── Source records

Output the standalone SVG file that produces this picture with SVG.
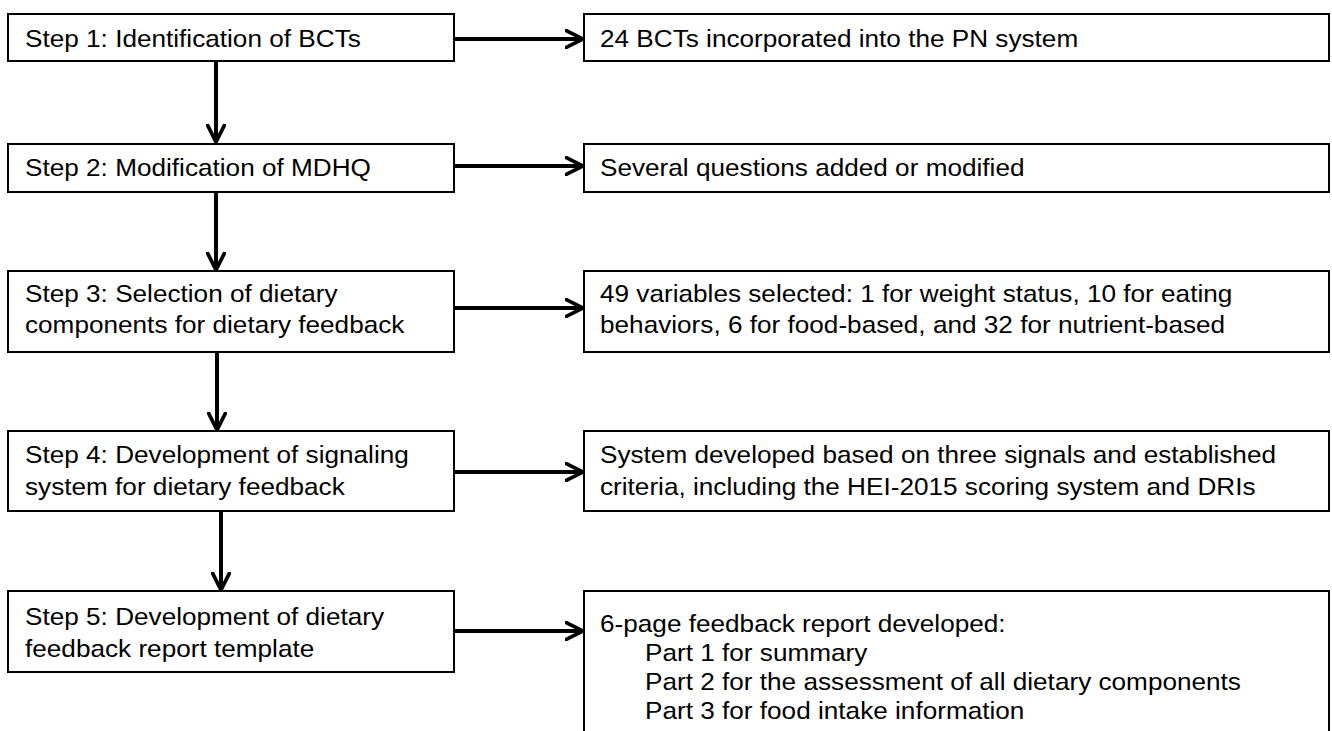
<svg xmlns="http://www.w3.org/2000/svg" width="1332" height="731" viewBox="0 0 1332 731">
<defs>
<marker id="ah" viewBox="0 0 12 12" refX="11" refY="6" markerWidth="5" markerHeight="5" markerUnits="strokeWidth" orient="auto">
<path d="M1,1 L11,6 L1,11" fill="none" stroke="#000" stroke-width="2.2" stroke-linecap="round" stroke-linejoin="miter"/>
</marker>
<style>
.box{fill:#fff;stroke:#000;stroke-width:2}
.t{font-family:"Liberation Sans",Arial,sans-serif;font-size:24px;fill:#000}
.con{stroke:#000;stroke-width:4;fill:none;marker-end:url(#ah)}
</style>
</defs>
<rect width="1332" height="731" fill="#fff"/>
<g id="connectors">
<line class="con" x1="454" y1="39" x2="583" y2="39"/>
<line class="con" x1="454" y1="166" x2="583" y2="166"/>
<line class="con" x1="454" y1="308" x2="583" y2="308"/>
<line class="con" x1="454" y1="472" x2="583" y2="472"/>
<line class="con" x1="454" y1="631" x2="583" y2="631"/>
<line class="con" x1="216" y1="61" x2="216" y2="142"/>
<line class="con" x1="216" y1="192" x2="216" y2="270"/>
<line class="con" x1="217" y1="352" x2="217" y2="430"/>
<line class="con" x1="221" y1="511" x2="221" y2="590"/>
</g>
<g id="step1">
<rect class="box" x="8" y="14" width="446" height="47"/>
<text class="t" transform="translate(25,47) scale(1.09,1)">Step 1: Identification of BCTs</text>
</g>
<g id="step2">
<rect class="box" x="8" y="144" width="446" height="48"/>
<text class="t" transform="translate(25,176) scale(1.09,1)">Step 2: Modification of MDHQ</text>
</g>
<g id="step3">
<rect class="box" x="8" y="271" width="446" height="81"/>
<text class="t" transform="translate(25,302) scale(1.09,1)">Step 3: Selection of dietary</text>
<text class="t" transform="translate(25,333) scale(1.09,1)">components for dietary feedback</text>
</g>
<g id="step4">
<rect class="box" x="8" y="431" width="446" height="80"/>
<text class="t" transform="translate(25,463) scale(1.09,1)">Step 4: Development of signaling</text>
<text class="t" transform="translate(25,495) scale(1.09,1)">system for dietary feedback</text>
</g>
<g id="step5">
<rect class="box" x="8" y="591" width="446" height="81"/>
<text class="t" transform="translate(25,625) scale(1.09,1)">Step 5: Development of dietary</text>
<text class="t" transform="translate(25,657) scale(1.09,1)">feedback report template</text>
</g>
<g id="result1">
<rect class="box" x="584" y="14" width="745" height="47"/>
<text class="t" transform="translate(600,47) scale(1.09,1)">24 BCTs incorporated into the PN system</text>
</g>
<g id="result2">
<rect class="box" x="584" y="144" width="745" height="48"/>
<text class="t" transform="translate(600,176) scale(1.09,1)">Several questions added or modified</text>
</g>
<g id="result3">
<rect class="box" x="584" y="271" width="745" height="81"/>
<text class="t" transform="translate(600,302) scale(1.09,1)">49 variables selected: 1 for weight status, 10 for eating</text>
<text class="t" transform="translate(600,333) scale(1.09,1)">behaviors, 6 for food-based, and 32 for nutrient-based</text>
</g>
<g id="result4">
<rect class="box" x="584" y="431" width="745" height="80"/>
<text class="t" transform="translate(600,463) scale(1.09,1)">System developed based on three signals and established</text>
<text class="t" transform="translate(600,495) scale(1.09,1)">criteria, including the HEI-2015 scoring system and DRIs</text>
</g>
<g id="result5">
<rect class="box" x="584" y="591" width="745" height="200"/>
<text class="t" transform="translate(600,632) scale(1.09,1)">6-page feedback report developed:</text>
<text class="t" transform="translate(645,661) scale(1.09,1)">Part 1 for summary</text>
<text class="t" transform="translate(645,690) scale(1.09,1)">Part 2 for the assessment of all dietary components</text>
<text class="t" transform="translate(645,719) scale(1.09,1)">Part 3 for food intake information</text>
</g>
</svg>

────
── Source records

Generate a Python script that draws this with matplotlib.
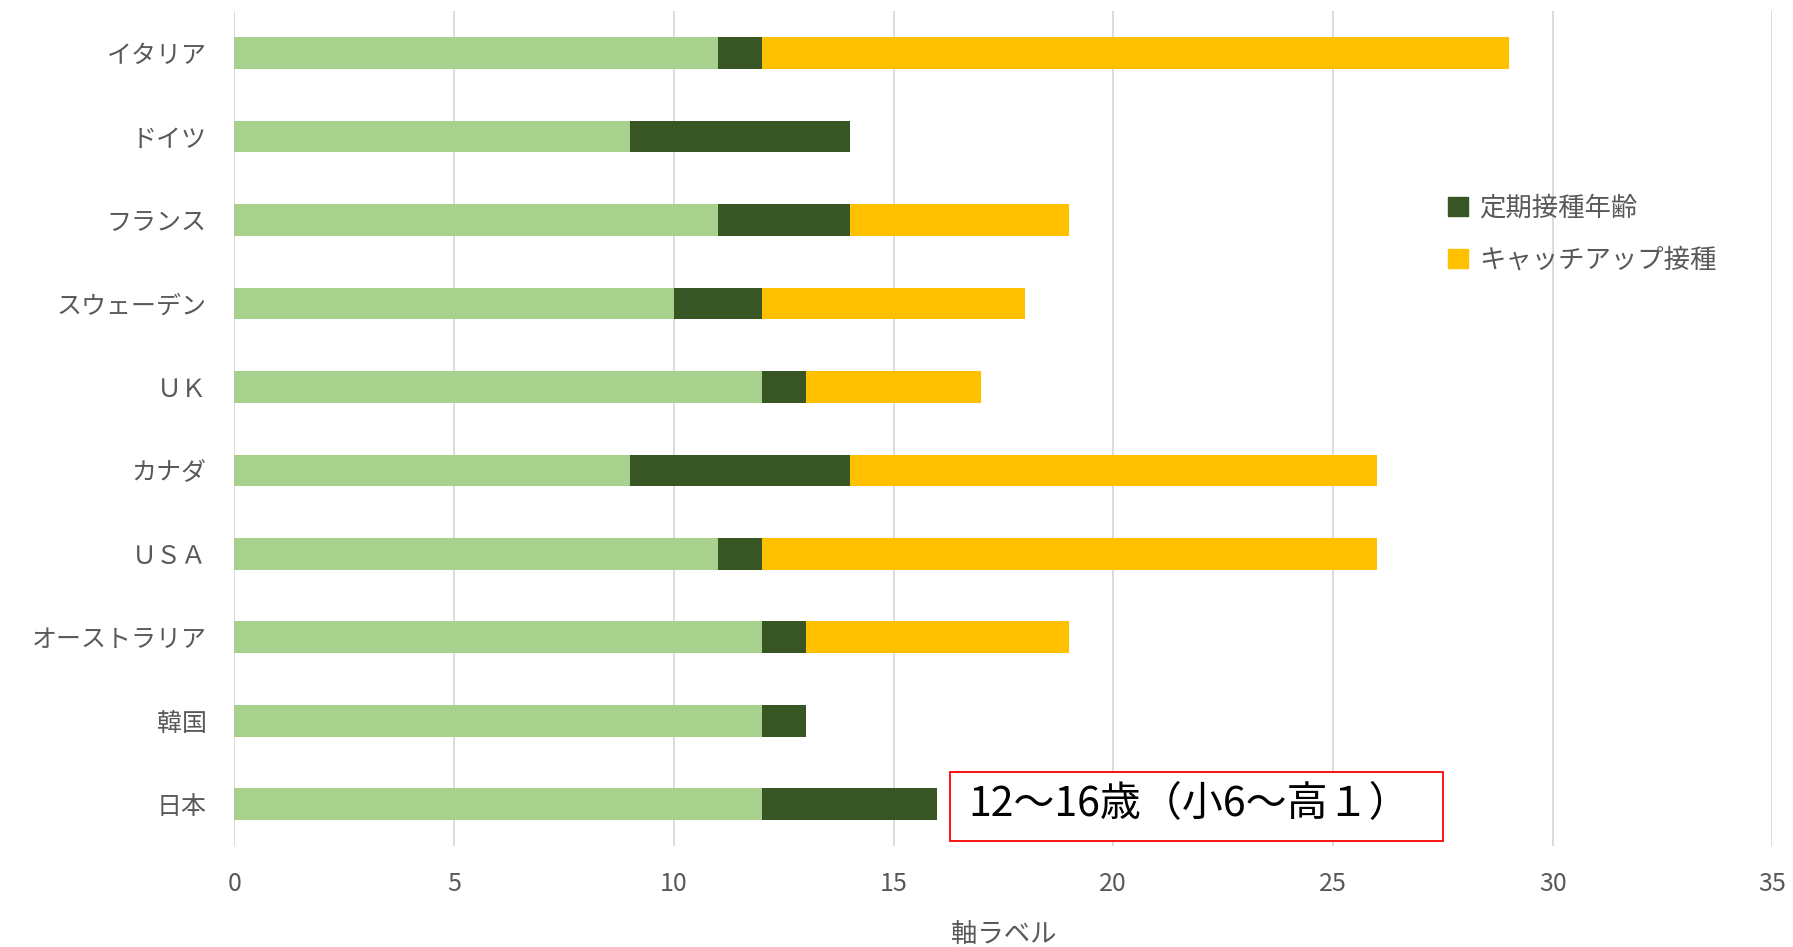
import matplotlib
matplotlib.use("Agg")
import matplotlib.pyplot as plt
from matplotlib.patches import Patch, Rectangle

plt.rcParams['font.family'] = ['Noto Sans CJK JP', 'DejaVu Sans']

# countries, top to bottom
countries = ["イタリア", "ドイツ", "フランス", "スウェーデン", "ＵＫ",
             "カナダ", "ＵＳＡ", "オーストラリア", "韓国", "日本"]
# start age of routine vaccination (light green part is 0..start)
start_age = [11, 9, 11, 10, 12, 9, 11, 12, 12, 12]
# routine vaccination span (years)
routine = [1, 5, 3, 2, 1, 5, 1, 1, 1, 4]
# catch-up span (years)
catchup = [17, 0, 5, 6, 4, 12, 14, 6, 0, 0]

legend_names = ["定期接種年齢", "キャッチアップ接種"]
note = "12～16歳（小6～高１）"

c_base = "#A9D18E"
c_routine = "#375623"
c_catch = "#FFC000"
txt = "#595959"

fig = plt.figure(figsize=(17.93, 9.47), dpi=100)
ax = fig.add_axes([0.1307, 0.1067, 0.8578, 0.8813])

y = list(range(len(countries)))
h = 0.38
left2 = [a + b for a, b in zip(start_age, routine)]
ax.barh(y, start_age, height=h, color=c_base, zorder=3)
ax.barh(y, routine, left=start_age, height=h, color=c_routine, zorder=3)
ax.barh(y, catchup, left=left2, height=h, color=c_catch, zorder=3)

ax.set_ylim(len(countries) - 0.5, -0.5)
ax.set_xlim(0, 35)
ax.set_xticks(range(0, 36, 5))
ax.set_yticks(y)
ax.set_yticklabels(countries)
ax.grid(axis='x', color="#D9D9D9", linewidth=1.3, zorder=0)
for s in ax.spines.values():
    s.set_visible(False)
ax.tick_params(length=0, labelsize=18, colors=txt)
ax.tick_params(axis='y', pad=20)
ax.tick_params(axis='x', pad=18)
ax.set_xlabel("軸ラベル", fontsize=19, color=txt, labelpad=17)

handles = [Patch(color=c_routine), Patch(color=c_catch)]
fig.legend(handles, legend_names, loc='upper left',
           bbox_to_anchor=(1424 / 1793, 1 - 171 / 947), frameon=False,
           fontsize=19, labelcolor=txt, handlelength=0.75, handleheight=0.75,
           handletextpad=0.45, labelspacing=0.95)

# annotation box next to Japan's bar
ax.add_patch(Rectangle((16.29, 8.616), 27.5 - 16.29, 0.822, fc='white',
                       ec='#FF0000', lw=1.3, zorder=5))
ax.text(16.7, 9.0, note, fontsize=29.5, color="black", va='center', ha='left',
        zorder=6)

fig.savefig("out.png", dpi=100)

────

> **To do**:
In the listing above, find the line containing "Generate a Python" and the line containing "fontsize=19, color=txt, labelpad=17)". Reproduce those lines and all between them exactly, with no pictures and nothing more.

> **Final result**:
Generate a Python script that draws this with matplotlib.
import matplotlib
matplotlib.use("Agg")
import matplotlib.pyplot as plt
from matplotlib.patches import Patch, Rectangle

plt.rcParams['font.family'] = ['Noto Sans CJK JP', 'DejaVu Sans']

# countries, top to bottom
countries = ["イタリア", "ドイツ", "フランス", "スウェーデン", "ＵＫ",
             "カナダ", "ＵＳＡ", "オーストラリア", "韓国", "日本"]
# start age of routine vaccination (light green part is 0..start)
start_age = [11, 9, 11, 10, 12, 9, 11, 12, 12, 12]
# routine vaccination span (years)
routine = [1, 5, 3, 2, 1, 5, 1, 1, 1, 4]
# catch-up span (years)
catchup = [17, 0, 5, 6, 4, 12, 14, 6, 0, 0]

legend_names = ["定期接種年齢", "キャッチアップ接種"]
note = "12～16歳（小6～高１）"

c_base = "#A9D18E"
c_routine = "#375623"
c_catch = "#FFC000"
txt = "#595959"

fig = plt.figure(figsize=(17.93, 9.47), dpi=100)
ax = fig.add_axes([0.1307, 0.1067, 0.8578, 0.8813])

y = list(range(len(countries)))
h = 0.38
left2 = [a + b for a, b in zip(start_age, routine)]
ax.barh(y, start_age, height=h, color=c_base, zorder=3)
ax.barh(y, routine, left=start_age, height=h, color=c_routine, zorder=3)
ax.barh(y, catchup, left=left2, height=h, color=c_catch, zorder=3)

ax.set_ylim(len(countries) - 0.5, -0.5)
ax.set_xlim(0, 35)
ax.set_xticks(range(0, 36, 5))
ax.set_yticks(y)
ax.set_yticklabels(countries)
ax.grid(axis='x', color="#D9D9D9", linewidth=1.3, zorder=0)
for s in ax.spines.values():
    s.set_visible(False)
ax.tick_params(length=0, labelsize=18, colors=txt)
ax.tick_params(axis='y', pad=20)
ax.tick_params(axis='x', pad=18)
ax.set_xlabel("軸ラベル", fontsize=19, color=txt, labelpad=17)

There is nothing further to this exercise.